To show that correlation cannot exceed $1$, I want to show that:
$$\mathbb E[XY] \le \sqrt{\mathbb E[X^2] \mathbb E[Y^2]}.$$
Now this does look exactly like one half of the CS inequality ($\rho \ge -1$ is the other half) but we have the $\mathbb E[\cdot]$ operator wrapped around things and instead of inner products of vectors, $\langle x,y \rangle $, we have products of random variables. The proofs I've seen stop here and say "true by the CS inequality". Apparently there is a probabilistic version of it.
My question is, starting from one side of the CS inequality for vectors I know from linear algebra $$\langle x,y \rangle \le \sqrt{\langle x,x \rangle}\sqrt{\langle y,y \rangle},$$ are there steps that actually take me to the above equation?
Edit: The answer and comments helped, although I simply don't know enough math to really follow. If someone else is in the same boat, I found a link that explicitly goes into why and how random variables can be thought of as vectors in a vector space: http://www.math.uah.edu/stat/expect/Spaces.html
Best Answer
The Cauchy-Schwarz inequality is the same. Only the inner product is a different one.
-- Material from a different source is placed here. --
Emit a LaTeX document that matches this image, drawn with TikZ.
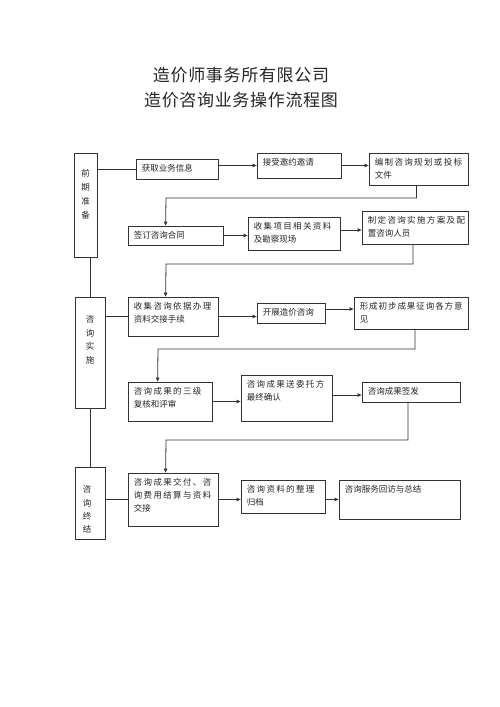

You might have seen $E(X)$ written as an integral? $$<X,Y>:=\int_{\Omega} XY\mathrm{d}P$$ for real random variables on a probability space $\Omega$ with probability measure is the solution. Now you have to check the axioms, in particular definiteness. To get the idea there, remember that "$=$" is to strict in probability, since we don't have to care about what happens on sets with measure $0$, i.e. for events that never occur.